TASK STATEMENT:
Copy the listing verbatim, excluding any images found in it.

DATASET EXCERPTS:
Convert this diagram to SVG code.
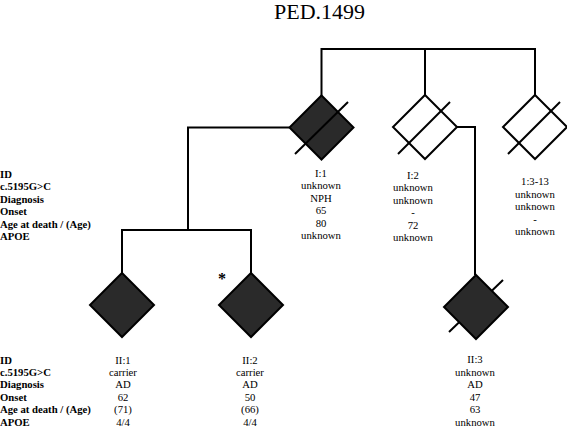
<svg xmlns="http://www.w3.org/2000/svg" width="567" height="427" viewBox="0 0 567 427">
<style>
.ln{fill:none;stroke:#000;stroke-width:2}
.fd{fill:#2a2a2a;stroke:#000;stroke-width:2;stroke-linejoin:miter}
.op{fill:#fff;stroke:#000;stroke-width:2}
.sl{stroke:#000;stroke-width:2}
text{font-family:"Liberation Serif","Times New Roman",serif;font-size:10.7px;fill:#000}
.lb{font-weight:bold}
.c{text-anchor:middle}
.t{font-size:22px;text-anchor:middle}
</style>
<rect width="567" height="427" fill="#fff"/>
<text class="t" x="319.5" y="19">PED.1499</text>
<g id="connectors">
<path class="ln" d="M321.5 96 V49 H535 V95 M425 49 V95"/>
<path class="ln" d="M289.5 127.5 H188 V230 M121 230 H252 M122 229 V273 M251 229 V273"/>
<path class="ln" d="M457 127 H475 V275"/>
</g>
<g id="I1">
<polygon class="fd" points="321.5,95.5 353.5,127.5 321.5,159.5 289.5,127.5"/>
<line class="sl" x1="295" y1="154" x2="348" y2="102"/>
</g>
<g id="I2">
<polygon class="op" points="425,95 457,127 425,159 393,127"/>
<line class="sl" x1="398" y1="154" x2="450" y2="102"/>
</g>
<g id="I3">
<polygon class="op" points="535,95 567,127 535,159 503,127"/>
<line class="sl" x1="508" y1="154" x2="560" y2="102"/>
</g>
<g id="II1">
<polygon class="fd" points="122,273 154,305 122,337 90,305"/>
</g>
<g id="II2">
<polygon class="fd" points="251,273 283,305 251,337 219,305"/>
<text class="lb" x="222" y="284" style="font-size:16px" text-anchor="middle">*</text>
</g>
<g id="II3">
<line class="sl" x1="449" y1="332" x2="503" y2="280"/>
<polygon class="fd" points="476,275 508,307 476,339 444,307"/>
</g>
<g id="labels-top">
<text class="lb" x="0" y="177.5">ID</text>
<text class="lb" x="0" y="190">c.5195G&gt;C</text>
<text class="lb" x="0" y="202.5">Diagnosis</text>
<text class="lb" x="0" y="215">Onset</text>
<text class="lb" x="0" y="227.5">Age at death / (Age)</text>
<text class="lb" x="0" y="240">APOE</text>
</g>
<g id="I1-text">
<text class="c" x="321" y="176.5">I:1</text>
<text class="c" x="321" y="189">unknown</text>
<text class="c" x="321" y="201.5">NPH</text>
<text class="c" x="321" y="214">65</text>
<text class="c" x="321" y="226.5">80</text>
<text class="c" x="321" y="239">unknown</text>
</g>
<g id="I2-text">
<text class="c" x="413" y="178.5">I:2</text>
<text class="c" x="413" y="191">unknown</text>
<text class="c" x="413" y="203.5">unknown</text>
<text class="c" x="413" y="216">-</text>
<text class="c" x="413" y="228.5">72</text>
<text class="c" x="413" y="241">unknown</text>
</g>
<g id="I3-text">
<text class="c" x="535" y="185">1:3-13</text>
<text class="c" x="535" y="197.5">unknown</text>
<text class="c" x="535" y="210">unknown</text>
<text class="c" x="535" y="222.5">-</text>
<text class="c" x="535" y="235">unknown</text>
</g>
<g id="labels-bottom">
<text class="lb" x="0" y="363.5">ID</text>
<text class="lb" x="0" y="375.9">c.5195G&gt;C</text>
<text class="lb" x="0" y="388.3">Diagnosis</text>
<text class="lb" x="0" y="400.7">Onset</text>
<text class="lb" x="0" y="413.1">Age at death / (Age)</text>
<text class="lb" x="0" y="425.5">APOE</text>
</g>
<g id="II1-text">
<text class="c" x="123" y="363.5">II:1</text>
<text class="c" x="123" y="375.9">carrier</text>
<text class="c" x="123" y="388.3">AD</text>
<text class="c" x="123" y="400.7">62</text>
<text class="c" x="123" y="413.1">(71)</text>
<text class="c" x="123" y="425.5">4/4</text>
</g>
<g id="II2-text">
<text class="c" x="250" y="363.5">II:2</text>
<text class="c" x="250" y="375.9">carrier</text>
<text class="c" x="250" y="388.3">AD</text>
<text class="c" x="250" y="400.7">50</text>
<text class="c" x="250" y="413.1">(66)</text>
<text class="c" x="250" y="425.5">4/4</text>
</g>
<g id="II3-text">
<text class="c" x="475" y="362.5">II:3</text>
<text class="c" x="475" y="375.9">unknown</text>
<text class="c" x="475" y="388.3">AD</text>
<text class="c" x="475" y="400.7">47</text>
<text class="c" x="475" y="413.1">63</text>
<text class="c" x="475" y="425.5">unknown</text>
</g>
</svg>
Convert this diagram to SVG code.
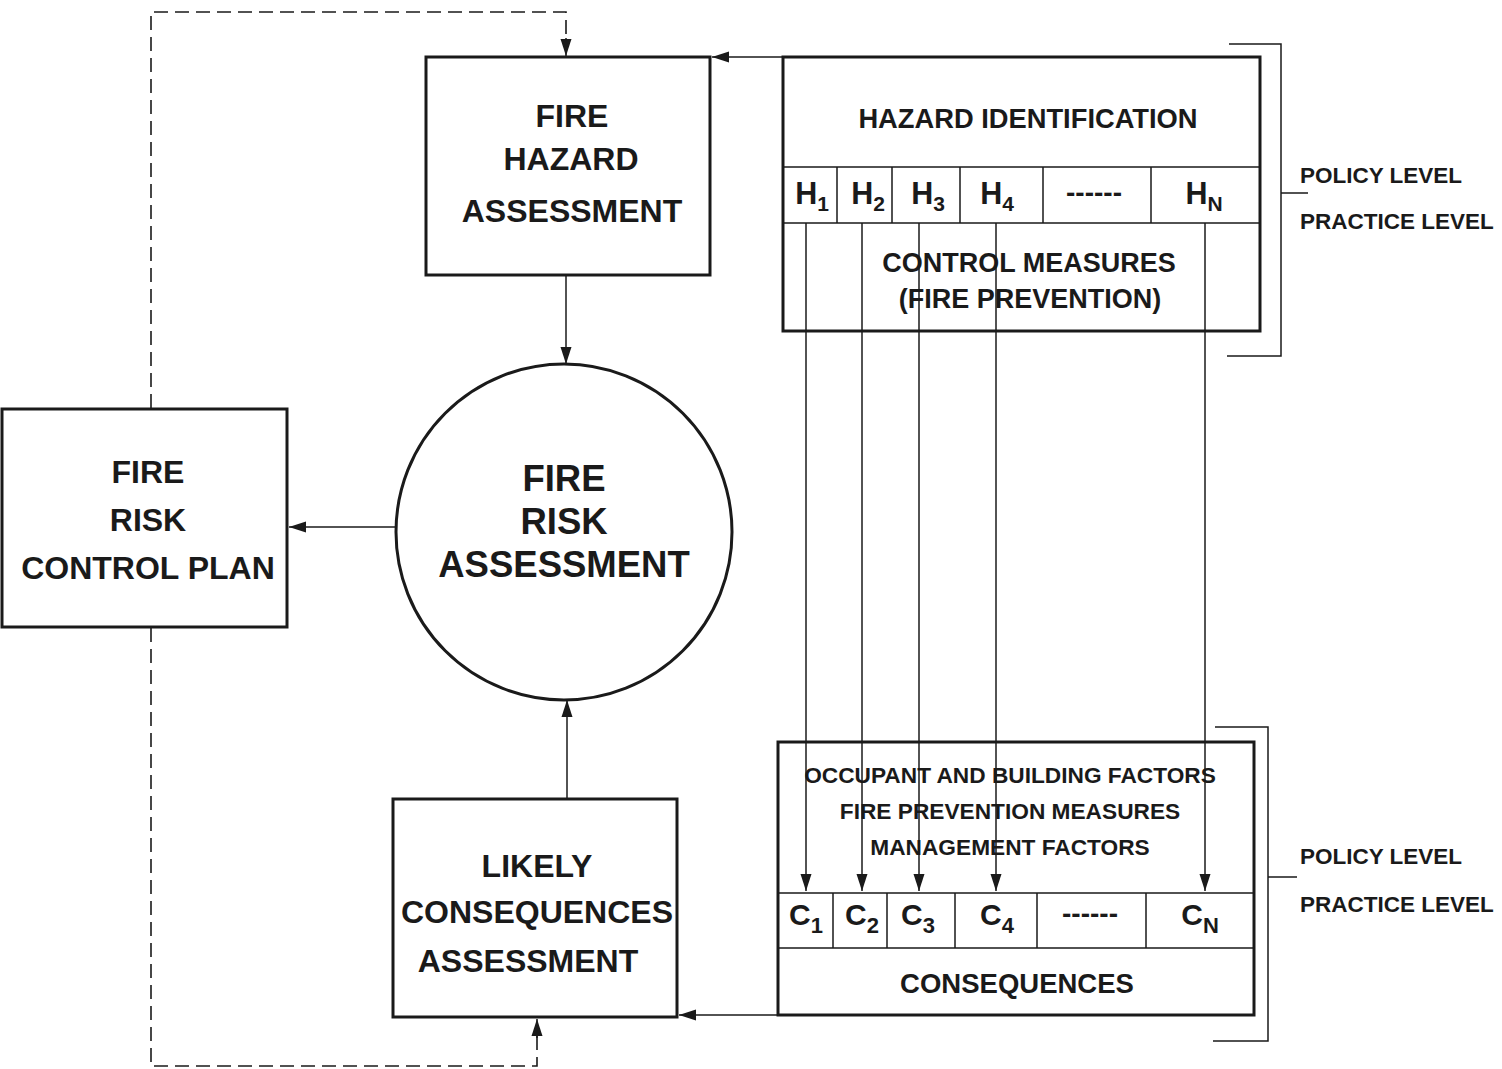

FULL SOLUTION:
Convert this diagram to SVG code.
<svg xmlns="http://www.w3.org/2000/svg" width="567" height="427" viewBox="0 0 567 427">
<style>
.ln{fill:none;stroke:#000;stroke-width:2}
.fd{fill:#2a2a2a;stroke:#000;stroke-width:2;stroke-linejoin:miter}
.op{fill:#fff;stroke:#000;stroke-width:2}
.sl{stroke:#000;stroke-width:2}
text{font-family:"Liberation Serif","Times New Roman",serif;font-size:10.7px;fill:#000}
.lb{font-weight:bold}
.c{text-anchor:middle}
.t{font-size:22px;text-anchor:middle}
</style>
<rect width="567" height="427" fill="#fff"/>
<text class="t" x="319.5" y="19">PED.1499</text>
<g id="connectors">
<path class="ln" d="M321.5 96 V49 H535 V95 M425 49 V95"/>
<path class="ln" d="M289.5 127.5 H188 V230 M121 230 H252 M122 229 V273 M251 229 V273"/>
<path class="ln" d="M457 127 H475 V275"/>
</g>
<g id="I1">
<polygon class="fd" points="321.5,95.5 353.5,127.5 321.5,159.5 289.5,127.5"/>
<line class="sl" x1="295" y1="154" x2="348" y2="102"/>
</g>
<g id="I2">
<polygon class="op" points="425,95 457,127 425,159 393,127"/>
<line class="sl" x1="398" y1="154" x2="450" y2="102"/>
</g>
<g id="I3">
<polygon class="op" points="535,95 567,127 535,159 503,127"/>
<line class="sl" x1="508" y1="154" x2="560" y2="102"/>
</g>
<g id="II1">
<polygon class="fd" points="122,273 154,305 122,337 90,305"/>
</g>
<g id="II2">
<polygon class="fd" points="251,273 283,305 251,337 219,305"/>
<text class="lb" x="222" y="284" style="font-size:16px" text-anchor="middle">*</text>
</g>
<g id="II3">
<line class="sl" x1="449" y1="332" x2="503" y2="280"/>
<polygon class="fd" points="476,275 508,307 476,339 444,307"/>
</g>
<g id="labels-top">
<text class="lb" x="0" y="177.5">ID</text>
<text class="lb" x="0" y="190">c.5195G&gt;C</text>
<text class="lb" x="0" y="202.5">Diagnosis</text>
<text class="lb" x="0" y="215">Onset</text>
<text class="lb" x="0" y="227.5">Age at death / (Age)</text>
<text class="lb" x="0" y="240">APOE</text>
</g>
<g id="I1-text">
<text class="c" x="321" y="176.5">I:1</text>
<text class="c" x="321" y="189">unknown</text>
<text class="c" x="321" y="201.5">NPH</text>
<text class="c" x="321" y="214">65</text>
<text class="c" x="321" y="226.5">80</text>
<text class="c" x="321" y="239">unknown</text>
</g>
<g id="I2-text">
<text class="c" x="413" y="178.5">I:2</text>
<text class="c" x="413" y="191">unknown</text>
<text class="c" x="413" y="203.5">unknown</text>
<text class="c" x="413" y="216">-</text>
<text class="c" x="413" y="228.5">72</text>
<text class="c" x="413" y="241">unknown</text>
</g>
<g id="I3-text">
<text class="c" x="535" y="185">1:3-13</text>
<text class="c" x="535" y="197.5">unknown</text>
<text class="c" x="535" y="210">unknown</text>
<text class="c" x="535" y="222.5">-</text>
<text class="c" x="535" y="235">unknown</text>
</g>
<g id="labels-bottom">
<text class="lb" x="0" y="363.5">ID</text>
<text class="lb" x="0" y="375.9">c.5195G&gt;C</text>
<text class="lb" x="0" y="388.3">Diagnosis</text>
<text class="lb" x="0" y="400.7">Onset</text>
<text class="lb" x="0" y="413.1">Age at death / (Age)</text>
<text class="lb" x="0" y="425.5">APOE</text>
</g>
<g id="II1-text">
<text class="c" x="123" y="363.5">II:1</text>
<text class="c" x="123" y="375.9">carrier</text>
<text class="c" x="123" y="388.3">AD</text>
<text class="c" x="123" y="400.7">62</text>
<text class="c" x="123" y="413.1">(71)</text>
<text class="c" x="123" y="425.5">4/4</text>
</g>
<g id="II2-text">
<text class="c" x="250" y="363.5">II:2</text>
<text class="c" x="250" y="375.9">carrier</text>
<text class="c" x="250" y="388.3">AD</text>
<text class="c" x="250" y="400.7">50</text>
<text class="c" x="250" y="413.1">(66)</text>
<text class="c" x="250" y="425.5">4/4</text>
</g>
<g id="II3-text">
<text class="c" x="475" y="362.5">II:3</text>
<text class="c" x="475" y="375.9">unknown</text>
<text class="c" x="475" y="388.3">AD</text>
<text class="c" x="475" y="400.7">47</text>
<text class="c" x="475" y="413.1">63</text>
<text class="c" x="475" y="425.5">unknown</text>
</g>
</svg>
Convert this diagram to SVG code.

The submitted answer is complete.